Buying animals at many pet stores could soon be a thing of the past. Many small animals including hamsters, rats and chinchillas as well as dogs and cats could soon be banned from being sold in pet stores.
According to abclocal “The Animal Welfare Commission wants to prevent pet stores from selling dogs and cats, as well as smaller animals including hamsters, rats and chinchillas. Banning the sale of dogs and cats in the city is largely symbolic since few stores actually do, but they are selling the small animals and many eventually wind up at city shelters.
Jennifer Grafelman is the manager of Animal Connection in the Sunset District. Her store sells lots of small animals, including hamsters, rats and Chinchillas. She calls the city’s proposal “unfortunate” and says it would financially impact her store and would end the first pet experience of many young children. Grafelman supports more rules and regulations but not an outright ban.”
While this could be happening in San Francisco, it could also happen in other places across the U.S.
According to Pawnation “The recently introduced Non-Native Wildlife Invasion Prevention Act would ban non-native species not approved by the U.S. Fish and Wildlife Service. A proposal in front of lawmakers today could prevent future purchases of exotic animals, including several fish, snakes, ferrets and some birds, like the African grey parrot, in an effort to control the environmental impact of non-native species.”

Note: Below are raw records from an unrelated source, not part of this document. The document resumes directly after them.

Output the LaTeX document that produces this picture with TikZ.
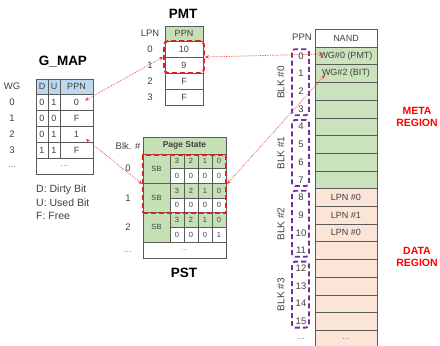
\documentclass[tikz,border=0pt]{standalone}
\usepackage{fontspec}
\setmainfont{Liberation Sans}
\usetikzlibrary{arrows.meta}
\definecolor{hdrgreen}{RGB}{197,224,180}
\definecolor{nandgreen}{RGB}{203,227,188}
\definecolor{hdrblue}{RGB}{189,215,238}
\definecolor{peach}{RGB}{251,229,214}
\definecolor{boxred}{RGB}{228,30,30}
\definecolor{arrred}{RGB}{232,60,60}
\definecolor{purp}{RGB}{112,48,160}
\definecolor{txt}{RGB}{64,64,64}
\definecolor{gridc}{RGB}{90,90,90}
\tikzset{
  cell/.style={draw=gridc, line width=0.6pt, inner sep=0pt, text=txt, font=\fontsize{9}{10}\selectfont},
  small/.style={font=\fontsize{7.5}{8}\selectfont},
  lbl/.style={inner sep=0pt, text=txt, font=\fontsize{9.5}{10}\selectfont},
  legend/.style={inner sep=0pt, text=txt, font=\fontsize{10.5}{12}\selectfont},
  nandtxt/.style={inner sep=0pt, text=txt, font=\fontsize{9}{10}\selectfont},
  title/.style={inner sep=0pt, font=\fontsize{13.5}{15}\selectfont\bfseries},
  region/.style={inner sep=0pt, text=red, font=\fontsize{10.5}{12}\selectfont\bfseries, align=center},
  reddash/.style={draw=boxred, line width=1.9pt, dash pattern=on 5pt off 3pt, inner sep=0pt},
  purpdash/.style={draw=purp, line width=1.8pt, dash pattern=on 5pt off 3pt, rounded corners=3pt, inner sep=0pt, minimum width=17pt, minimum height=66pt},
  biarrow/.style={draw=arrred, densely dotted, line width=0.7pt, {Stealth[length=4pt,width=3.6pt]}-{Stealth[length=4pt,width=3.6pt]}}
}
\begin{document}
\begin{tikzpicture}[x=1pt,y=-1pt]
\useasboundingbox[fill=white] (0,0) rectangle (440,346);

% ---------------- G_MAP ----------------
\node[title] (gtitle) at (63,62) {G\_MAP};
\node[lbl] (wg) at (12,86.5) {WG};
\node[cell, fill=hdrblue, minimum width=12pt, minimum height=15pt] (gD) at (42,86.5) {D};
\node[cell, fill=hdrblue, minimum width=12pt, minimum height=15pt] (gU) at (54,86.5) {U};
\node[cell, fill=hdrblue, minimum width=33pt, minimum height=15pt] (gP) at (76.5,86.5) {PPN};
\foreach \r/\d/\u/\p in {0/0/1/0, 1/0/0/F, 2/0/1/1, 3/1/1/F}{
  \node[lbl] (wg\r) at (12,{102+16*\r}) {\r};
  \node[cell, minimum width=12pt, minimum height=16pt] (gd\r) at (42,{102+16*\r}) {\d};
  \node[cell, minimum width=12pt, minimum height=16pt] (gu\r) at (54,{102+16*\r}) {\u};
  \node[cell, minimum width=33pt, minimum height=16pt] (gp\r) at (76.5,{102+16*\r}) {\p};
}
\node[lbl, text=gray] (wgdots) at (12,167) {...};
\node[cell, text=gray, minimum width=57pt, minimum height=16pt] (gdots) at (64.5,166) {...};
\node[legend, anchor=west] (leg1) at (36,190) {D: Dirty Bit};
\node[legend, anchor=west] (leg2) at (36,203) {U: Used Bit};
\node[legend, anchor=west] (leg3) at (36,216) {F: Free};

% ---------------- PMT ----------------
\node[title] (ptitle) at (183,14) {PMT};
\node[lbl] (lpn) at (150,33.5) {LPN};
\node[cell, fill=hdrgreen, minimum width=38pt, minimum height=15pt] (pH) at (184,33.5) {PPN};
\foreach \r/\v in {0/10, 1/9, 2/F, 3/F}{
  \node[lbl] (lpn\r) at (150,{49+16*\r}) {\r};
  \node[cell, fill=white, minimum width=38pt, minimum height=16pt] (pm\r) at (184,{49+16*\r}) {\v};
}
\node[reddash, rounded corners=4pt, minimum width=40pt, minimum height=32pt] (pmtbox) at (184,57) {};

% ---------------- PST ----------------
\node[lbl] (blk) at (128,146) {Blk. \#};
\node[cell, fill=hdrgreen, minimum width=83pt, minimum height=17pt, font=\fontsize{8.5}{9}\selectfont\bfseries] (psH) at (184.5,145.5) {Page State};
\foreach \b/\last in {0/0, 1/0, 2/1}{
  \node[lbl] (blk\b) at (128,{154+29.33*\b+14.67}) {\b};
  \node[cell, small, fill=hdrgreen, minimum width=27pt, minimum height=29.33pt] (sb\b) at (156.5,{154+29.33*\b+14.67}) {SB};
  \foreach \c/\t/\bot in {0/3/0, 1/2/0, 2/1/0, 3/0/\last}{
    \node[cell, small, fill=hdrgreen, minimum width=14pt, minimum height=14.67pt] (st\b\c) at ({177+14*\c},{154+29.33*\b+7.33}) {\t};
    \node[cell, small, fill=white, minimum width=14pt, minimum height=14.67pt] (sl\b\c) at ({177+14*\c},{154+29.33*\b+22}) {\bot};
  }
}
\node[lbl, text=gray] (blkdots) at (128,252) {...};
\node[cell, small, text=gray, fill=white, minimum width=83pt, minimum height=16pt] (psdots) at (184.5,250) {...};
\node[reddash, minimum width=83pt, minimum height=58pt] (pstbox) at (184.5,184) {};
\node[title] (pstitle) at (184,273) {PST};

% ---------------- NAND ----------------
\node[lbl] (ppnlbl) at (302,37) {PPN};
\node[cell, fill=white, minimum width=62pt, minimum height=18pt] (nH) at (346,38) {NAND};
\foreach \k in {0,...,15}{
  \pgfmathsetmacro{\yc}{47+17.7*\k+8.85}
  \ifnum\k<8
    \node[cell, fill=nandgreen, minimum width=62pt, minimum height=17.7pt] (n\k) at (346,\yc) {};
  \else
    \node[cell, fill=peach, minimum width=62pt, minimum height=17.7pt] (n\k) at (346,\yc) {};
  \fi
  \node[lbl] (pp\k) at (301,\yc) {\k};
}
\node[cell, text=gray, fill=peach, minimum width=62pt, minimum height=17.7pt] (ndots) at (346,{47+17.7*16+8.85}) {...};
\node[lbl, text=gray] (ppdots) at (301,{47+17.7*16+8.85}) {...};
\node[nandtxt] at (n0) {WG\#0 (PMT)};
\node[nandtxt] at (n1) {WG\#2 (BIT)};
\node[nandtxt] at (n8) {LPN \#0};
\node[nandtxt] at (n9) {LPN \#1};
\node[nandtxt] at (n10) {LPN \#0};

\foreach \k in {0,1,2,3}{
  \node[purpdash] (blkbox\k) at (300.5,{47+70.8*\k+35.2}) {};
  \node[lbl, rotate=90, font=\fontsize{10}{11}\selectfont] (blkname\k) at (281,{47+70.8*\k+35.4}) {BLK \#\k};
}

\node[region] (meta) at (417,116.5) {META\\REGION};
\node[region] (data) at (417,256.5) {DATA\\REGION};

% ---------------- arrows ----------------
\coordinate (g0) at (85,100.5);
\coordinate (g2) at (86,139);
\coordinate (w0) at (323,54);
\coordinate (w2) at (325,75);
\draw[biarrow] (pmtbox.west) -- (g0);
\draw[biarrow] (pmtbox.east) -- (w0);
\draw[biarrow] (pstbox.east) -- (w2);
\draw[biarrow] (pstbox.west) -- (g2);
\end{tikzpicture}
\end{document}
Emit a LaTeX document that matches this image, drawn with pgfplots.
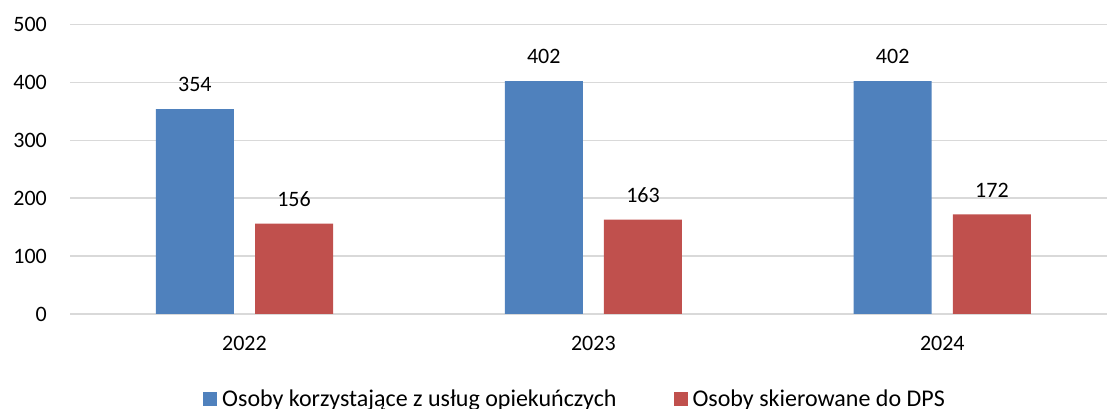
\documentclass[border=0pt]{standalone}
\usepackage{pgfplots}
\pgfplotsset{compat=1.18}
\usepackage{fontspec}
\setmainfont{Carlito}
\definecolor{cblue}{HTML}{4F81BD}
\definecolor{cred}{HTML}{C0504D}
\definecolor{cgrid}{HTML}{D9D9D9}
\begin{document}
\begin{tikzpicture}
\useasboundingbox (0,0) rectangle (1107pt,409pt);
\begin{axis}[
  at={(70pt,95pt)}, anchor=south west,
  scale only axis, width=1037pt, height=289.5pt,
  ybar, bar width=78pt,
  legend image code/.code={\fill[#1,draw=none] (0pt,-7pt) rectangle (14pt,7pt);},
  xmin=-0.5, xmax=2.472, ymin=0, ymax=500,
  xtick={0,1,2}, xticklabels={2022,2023,2024},
  ytick={0,100,...,500},
  axis line style={draw=none},
  major tick length=0pt,
  ymajorgrids, grid style={cgrid, line width=1.4pt},
  /pgf/number format/assume math mode=true,
  font=\fontsize{22}{26}\selectfont,
  yticklabel style={anchor=east, inner sep=0pt, xshift=-23pt},
  xticklabel style={anchor=north, inner sep=0pt, yshift=-22pt},
  nodes near coords,
  every node near coord/.append style={anchor=south, inner sep=0pt, yshift=17pt, black},
  legend columns=2,
  legend style={draw=none, fill=none, inner sep=0pt, at={(axis description cs:0.1283,-0.2936)}, anchor=west,
    font=\fontsize{24}{28}\selectfont,
    nodes={inner sep=0pt, anchor=west},
    /tikz/every odd column/.append style={column sep=5pt},
    /tikz/every even column/.append style={column sep=57pt}},
]
\addplot[fill=cblue, draw=none, bar shift=-49.6pt] coordinates {(0,354) (1,402) (2,402)};
\addplot[fill=cred, draw=none, bar shift=49.6pt] coordinates {(0,156) (1,163) (2,172)};
\legend{Osoby korzystające z usług opiekuńczych, Osoby skierowane do DPS}
\end{axis}
\end{tikzpicture}
\end{document}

The news has some pet lover’s as well as pet store owners very weary. If pet stores cannot sell small animals or dogs and cats in some areas, this could greatly hinder their business. While most people wouldn’t have a problem trying to keep the impact of non-native species of animals from impacting negatively in areas, does a ban on small animals such as hamsters really seem needed?
There could be a problem if people were buying these small animals and then when little Johnny gets tired of having to feed his hamster or rat, mom decides to release these non-native animals into areas where they could start breeding. If these animals have no natural enemies to control their populations or start eating native species of animal in the area, it could become a real problem. But ask yourselves something, when was the last time you heard of someone releasing a hamster, rat or chinchilla into the wild and years later finding a colony of them wreaking havoc in the neighborhood?
Many children will miss out on the fun of owning a hamster, rat or ferret if this bill passes and these animals become banned. That would be a real tragedy.